Cheruiyot, who finished fifth in lastyear's New York City Marathon, put distance between himself and a thinning pack of U.S. runners after Heartbreak Hill, the steepest climb on the course, and was shoulder-to-shoulder at times with Maiyo.
"I like running in the hills. To climb is very easy for me," said Cheruiyot, who moved into the lead at the 21st mile.
Cheruiyot said he deliberately held back because he knew what to expect from the hilly course and closely followed the instructions of his trainer, world record holder Paul Tergat.

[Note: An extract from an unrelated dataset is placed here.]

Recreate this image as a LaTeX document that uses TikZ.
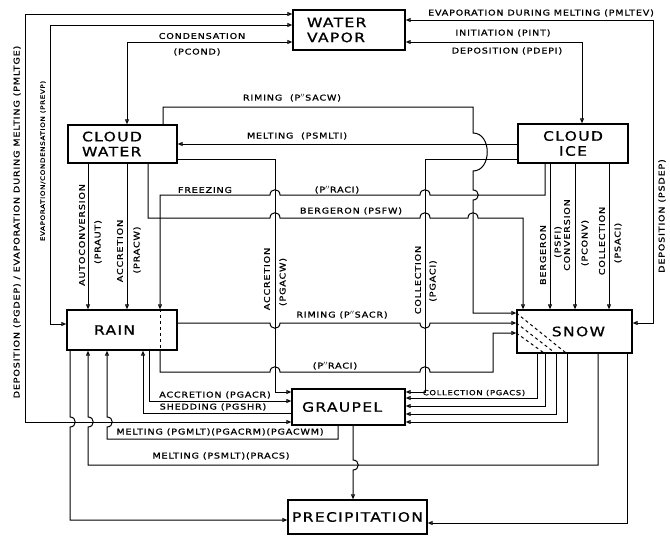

In the women's field, Jeptoo overtook last year's New York City Marathon winner Jelena Prokopcuka of Latvia and Reiko Tosa of Japan who dominated the first half of the race.
"I'm happy so much," said the 25-year-old Jeptoo, wearing her green wreath over tinted red hair wound in a bun.
Jeptoo, who won the women's race in her first attempt at a U.S. marathon, clocked an official time of two hours, 23 minutes, 38 seconds, becoming third straight Kenyan woman to win the race.
Her time fell short of the women's course record of 2:20:43 set by Margaret Okayo of Kenya in 2002.
The field of 22,473 runners was the second largest in the history of the race, eclipsed only by the 100th anniversary of the marathon in 1996 when 38,708 people competed.
It kicks off a new era in marathon running by starting a two-year series involving the five big city marathons.
Organisers of the Boston, London, Berlin, Chicago and New York events have combined for a World Marathon Majors series, which will culminate in New York next year with prize money of $500,000 for the overall men's and women's winners.
The Boston win gives Cheruiyot 25 points in the Majors.